Make no mistake: Eileen Gu reaped every single advantage American life can offer — training facilities, sponsorship opportunities, and a Stanford education — and yet the narrative pushed by much of the mainstream press is one of admiration and forgiveness. Major outlets have treated her as a transnational icon and a marketing triumph, downplaying the hard questions about loyalty and the implications of representing a rival power.
Meanwhile Jack Hughes bled for the red, white, and blue and delivered the moment every patriotic fan will remember — an overtime winner to bring home Olympic gold. Instead of uncritical praise, the response from many columnists and pundits zeroed in on a locker-room phone call with the president and manufactured outrage, turning celebration into controversy.
This is not accidental; it’s the product of a media class that prefers athletes who fit a globalist storyline and treats plainspoken love of country as suspect. When America’s own son scores the winning goal and stands with Team USA, the narrative shifts to petty moralizing and social media pile-ons instead of gratitude for the triumph he delivered on behalf of the nation.
Conservatives should call out the double standard: why is success for a country that advances interests contrary to ours romanticized, while devotion to the Stars and Stripes is dissected and weaponized?
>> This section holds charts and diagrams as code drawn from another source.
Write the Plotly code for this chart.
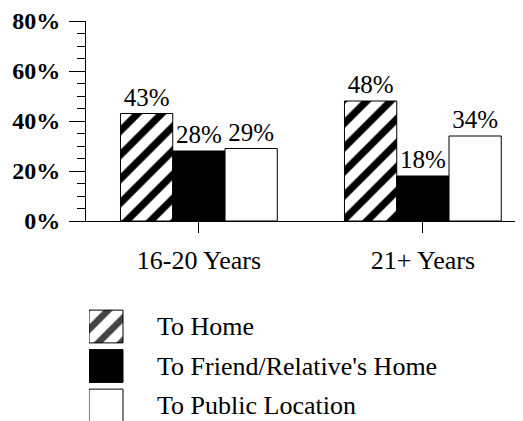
import plotly.graph_objects as go

categories = ["16-20 Years", "21+ Years"]
series_names = ["To Home", "To Friend/Relative's Home", "To Public Location"]
to_home = [43, 48]
to_friend = [28, 18]
to_public = [29, 34]
y_ticks = [0, 20, 40, 60, 80]
y_tick_labels = ["0%", "20%", "40%", "60%", "80%"]

OFF = 8  # browser body margin
W, H = 523 - OFF, 421 - OFF
FONT = "Liberation Serif"

fig = go.Figure()

styles = [
    dict(color="white", pattern=dict(shape="/", fgcolor="black", bgcolor="white", size=17,
                                     solidity=0.42, fillmode="overlay", fgopacity=1)),
    dict(color="black"),
    dict(color="white"),
]

for name, vals, st in zip(series_names, [to_home, to_friend, to_public], styles):
    fig.add_trace(go.Bar(
        x=categories, y=vals, name=name,
        marker=dict(line=dict(color="black", width=1), **st),
        text=[f"{v}%" for v in vals], texttemplate="%{text}", textposition="outside",
        textfont=dict(family=FONT, size=25, color="black"),
        constraintext="none", cliponaxis=False, showlegend=False,
        xaxis="x", yaxis="y",
    ))

# legend drawn as a small bar chart on its own axes
fig.add_trace(go.Bar(
    y=series_names, x=[1, 1, 1], orientation="h", width=0.83,
    marker=dict(
        color=["white", "black", "white"],
        line=dict(color="black", width=1),
        pattern=dict(shape=["/", "", ""], fgcolor="black", bgcolor=["white", "black", "white"],
                     size=16, solidity=0.42, fillmode="overlay", fgopacity=1),
    ),
    hoverinfo="skip", showlegend=False, xaxis="x2", yaxis="y2",
))
for name in series_names:
    fig.add_annotation(x=(155 - 89) / 34, y=name, xref="x2", yref="y2", text=name, showarrow=False,
                       xanchor="left", yanchor="middle",
                       font=dict(family=FONT, size=26, color="black"))

fig.update_layout(
    width=W, height=H,
    margin=dict(l=0, r=0, t=0, b=0),
    paper_bgcolor="white", plot_bgcolor="white",
    barmode="group", bargap=0.3, bargroupgap=0,
    font=dict(family=FONT, color="black"),
    xaxis=dict(
        domain=[(86 - OFF) / W, 1], range=[-0.504, 1.447], showgrid=False, zeroline=False,
        showline=True, linecolor="black", linewidth=1,
        ticks="outside", ticklen=11, tickcolor="black", ticklabelstandoff=5,
        tickfont=dict(family=FONT, size=26, color="black"), automargin=False,
        anchor="y",
    ),
    yaxis=dict(
        domain=[(H - (221 - OFF)) / H, (H - (21 - OFF)) / H], range=[0, 80],
        tickvals=y_ticks, ticktext=y_tick_labels,
        showgrid=False, zeroline=False, showline=True, linecolor="black", linewidth=1,
        ticks="outside", ticklen=16, tickcolor="black", ticklabelstandoff=4,
        minor=dict(ticks="outside", ticklen=8, dtick=5, tickcolor="black", showgrid=False),
        tickfont=dict(family=FONT, size=24, color="black", weight="bold"), automargin=False,
        anchor="x",
    ),
    xaxis2=dict(domain=[(89 - OFF) / W, 1], range=[0, (523 - 89) / 34], visible=False, anchor="y2"),
    yaxis2=dict(domain=[0, (H - (306.75 - OFF)) / H], range=[2.392, -0.5], visible=False,
                type="category", categoryorder="array", categoryarray=series_names, anchor="x2"),
)

fig.write_html("out.html")
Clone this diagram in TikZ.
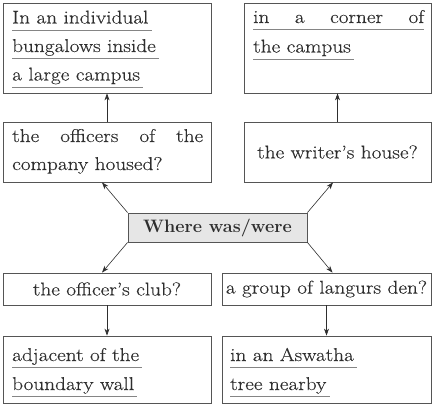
\documentclass[tikz,border=0pt]{standalone}
\usepackage{fontspec}
\setmainfont{Latin Modern Roman}[FakeStretch=1.15, FakeBold=0.3]
\newfontfamily\hubfont{Latin Modern Roman}
\usetikzlibrary{arrows.meta}

\definecolor{inkgray}{HTML}{2E2E2E}
\definecolor{boxgray}{HTML}{555555}
\definecolor{rulegray}{HTML}{858585}
\definecolor{hubfill}{HTML}{E6E6E6}

\begin{document}
\begin{tikzpicture}[x=1pt, y=-1pt,
  every node/.style={font=\fontsize{18.5}{22}\selectfont, text=inkgray},
  box/.style={draw=boxgray, line width=0.8pt, inner sep=0pt},
  ans/.style={anchor=base west, inner sep=0pt},
  uline/.style={draw=rulegray, line width=0.7pt},
  arr/.style={draw=inkgray, line width=0.6pt, -{Stealth[length=7pt, width=5pt]}}]
  \useasboundingbox (0,0) rectangle (435,409);
  % Fragekasten in der Mitte
  \node[box, fill=hubfill, minimum width=179pt, minimum height=29pt,
        font=\hubfont\fontsize{18}{22}\selectfont\bfseries] (hub) at (217.5,227.5) {Where was/were};
  % Fragen
  \node[box, minimum width=208pt, minimum height=60pt] (ml) at (107,152) {};
  \node[box, minimum width=187pt, minimum height=60pt] (mr) at (337.5,152) {the writer's house?};
  \node[box, minimum width=208pt, minimum height=32pt] (bl) at (107,289) {the officer's club?};
  \node[box, minimum width=209pt, minimum height=32pt] (br) at (326.5,289) {a group of langurs den?};
  \node[ans] (ml1) at (12,142) {\makebox[191pt][s]{the officers of the}};
  \node[ans] (ml2) at (12,170) {company housed?};
  % Antworten
  \node[box, minimum width=208pt, minimum height=90pt] (tl) at (107,48) {};
  \node[box, minimum width=187pt, minimum height=90pt] (tr) at (337.5,48) {};
  \node[box, minimum width=208pt, minimum height=67pt] (al) at (107,369.5) {};
  \node[box, minimum width=209pt, minimum height=67pt] (ar) at (326.5,369.5) {};
  \foreach \txt [count=\i] in {In an individual, bungalows inside, a large campus} {
    \node[ans] (tl\i) at (12,{23.5+28.5*(\i-1)}) {\txt};
    \draw[uline] ([yshift=-6.5pt]tl\i.base west) -- ([xshift=3pt, yshift=-6.5pt]tl\i.base east);
  }
  \node[ans] (tr1) at (253,23) {\makebox[171pt][s]{in a corner of}};
  \node[ans] (tr2) at (253,52.5) {the campus};
  \draw[uline] ([yshift=-6.5pt]tr1.base west) -- ([yshift=-6.5pt]tr1.base east);
  \draw[uline] ([yshift=-6.5pt]tr2.base west) -- ([xshift=3pt, yshift=-6.5pt]tr2.base east);
  \foreach \txt [count=\i] in {adjacent of the, boundary wall} {
    \node[ans] (al\i) at (12,{361+29*(\i-1)}) {\txt};
    \draw[uline] ([yshift=-6.5pt]al\i.base west) -- ([xshift=3pt, yshift=-6.5pt]al\i.base east);
  }
  \foreach \txt [count=\i] in {in an Aswatha, tree nearby} {
    \node[ans] (ar\i) at (230,{361+29*(\i-1)}) {\txt};
    \draw[uline] ([yshift=-6.5pt]ar\i.base west) -- ([xshift=3pt, yshift=-6.5pt]ar\i.base east);
  }
  % Pfeile
  \draw[arr] (hub.north west) -- ([xshift=-5pt]ml.south);
  \draw[arr] (hub.north east) -- ([xshift=-4.5pt]mr.south);
  \draw[arr] (hub.south west) -- ([xshift=-5pt]bl.north);
  \draw[arr] (hub.south east) -- ([xshift=6pt]br.north);
  \draw[arr] (ml) -- (tl);
  \draw[arr] (mr) -- (tr);
  \draw[arr] (bl) -- (al);
  \draw[arr] (br) -- (ar);
\end{tikzpicture}
\end{document}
This is about more than sports — it’s about cultural loyalty, national identity, and whether our institutions still honor Americans who choose to put this country first.
If the media wants credibility, it should cover athletes by the same standard it claims to apply to everyone else: honesty, consistency, and common sense. Hardworking Americans and their champions deserve better than sanctimonious elites who cheer on those who turn their back on us and then scold our patriots for celebrating America.
Patriots will keep rooting for the men and women who wear the flag and win for the red, white, and blue, and we’ll keep reminding a biased press that real loyalty is not a marketing ploy — it’s the backbone of a free nation.